Paul B. Pixton, “Medieval Texts in Mormon Hymnody,” inPrelude to the Restoration: From Apostasy to the Restored Church (Provo, UT and Salt Lake City: Religious Studies Center, Brigham Young University and Deseret Book, 2004), 185–197.
Paul B. Pixton was a professor of history at Brigham Young University when this was published.
Three months after the organization of The Church of Jesus Christ of Latter-day Saints, Joseph Smith received a revelation that directed the Prophets wife, Emma, to make a selection of sacred hymns for the Church (D&C 25:12). The current edition of our hymnbook contains some 341 such hymns, including some that were in the original edition.
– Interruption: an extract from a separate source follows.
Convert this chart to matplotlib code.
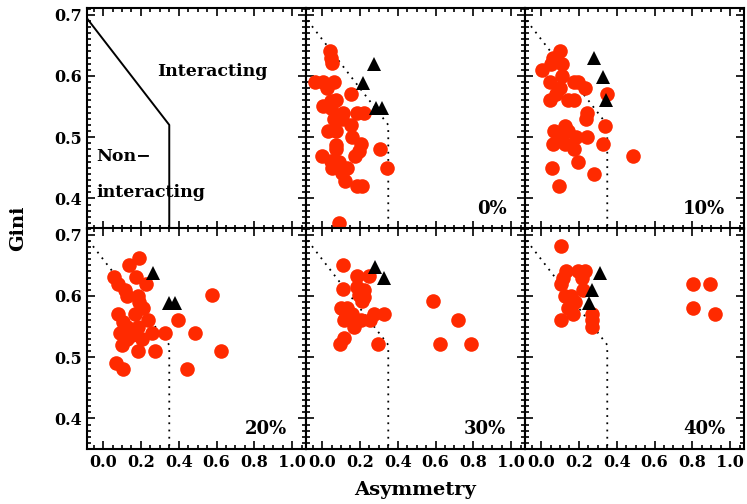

Many others have been added over the past 150 years. In the preface of our hymnbook we read, “Inspirational music is an essential part of our meetings. The hymns invite the Spirit of the Lord, create a feeling of reverence, unify us as members, and provide a way for us to offer praises to the Lord.” [1] Some of these hymns are expressions of a clearly Latter-day Saint theology, such as “The Morning Breaks,” “The Spirit of God,” “Praise to the Man,” “O My Father,” and “High on the Mountain Top,” while others, such as “Lead, Kindly Light” and “Abide with Me; Tis Eventide,” have a more general message and have come to us from the greater Christian community.
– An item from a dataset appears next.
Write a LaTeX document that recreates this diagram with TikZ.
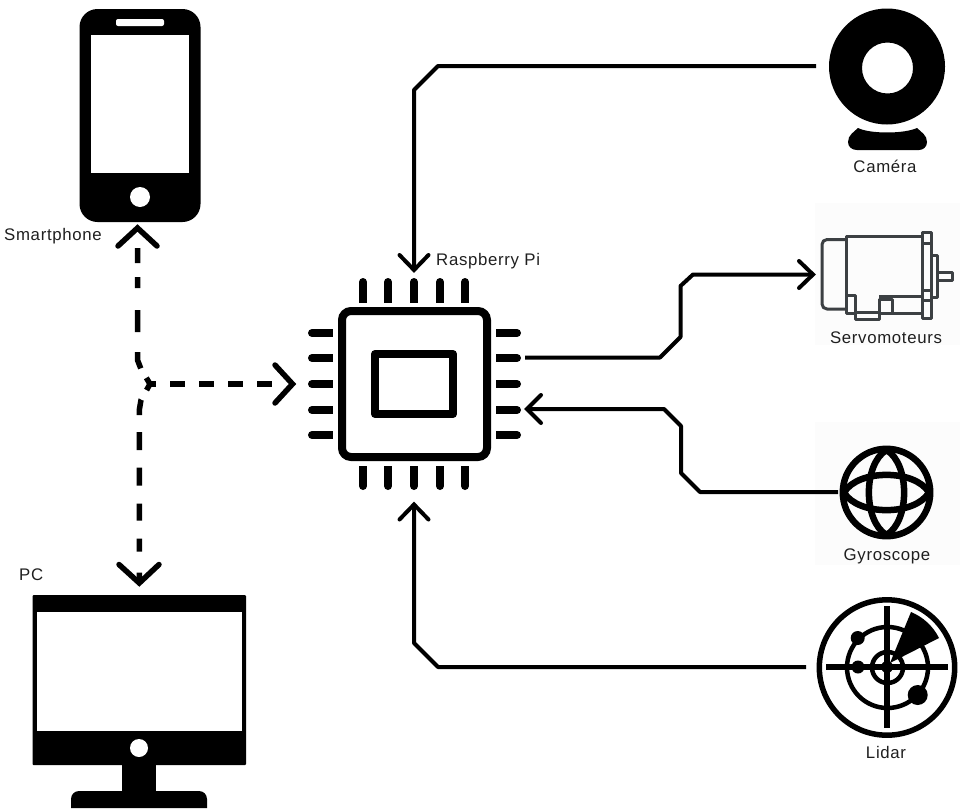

Three hymns have, remarkably, come down to us from medieval authors, the earliest of whom flourished in the late eighth century and the latest in the early thirteenth century. A study of these hymns demonstrates some of the subtle changes in medieval Roman Catholic theology while at the same time drawing attention to three individuals who sought to give expression to their deepest spiritual feelings during a time of (as so many believe) limited enlightenment. I have undertaken this study for deep personal reasons, because I am by training a medieval historian who has spent more than forty-five years trying to understand and interpret a thousand-year period that generally receives short shrift in Latter-day Saint discussions: Is this not the period of the Great Apostasy? All too often in our treatment of human history we spring over the medieval centuries in our haste to get from the apostolic period to the age of the Reformation and the so-called forerunners of the Restoration. Indicative of this mindset was a discussion in a meeting of the high priests group in my home ward last year. There we talked about the outpouring of the Holy Ghost upon the earth at various times, and while the group found it easy to believe that such occurred during the Renaissance and Reformation periods, I was alone in proposing that there is ample evidence (for those willing to seek it) of such during the Middle Ages as well.
At a First Presidency Christmas devotional following the coming down of the Berlin Wall and the breakup of the Soviet Bloc, President Gordon B. Hinckley declared that the Spirit of the Lord has been brooding over the earth, including the people of eastern Europe. [2] This marvelous metaphor is also useful in helping us appreciate long historical processes which were going on during the Middle Ages, without which the institutions and conditions which made possible the Restoration of the gospel of Jesus Christ would not have existed in 1820.1 invite you to come with me into a world not often entered by Church members, but a world of fascinating people, exciting ideas, enchanting places, and critically important institutions.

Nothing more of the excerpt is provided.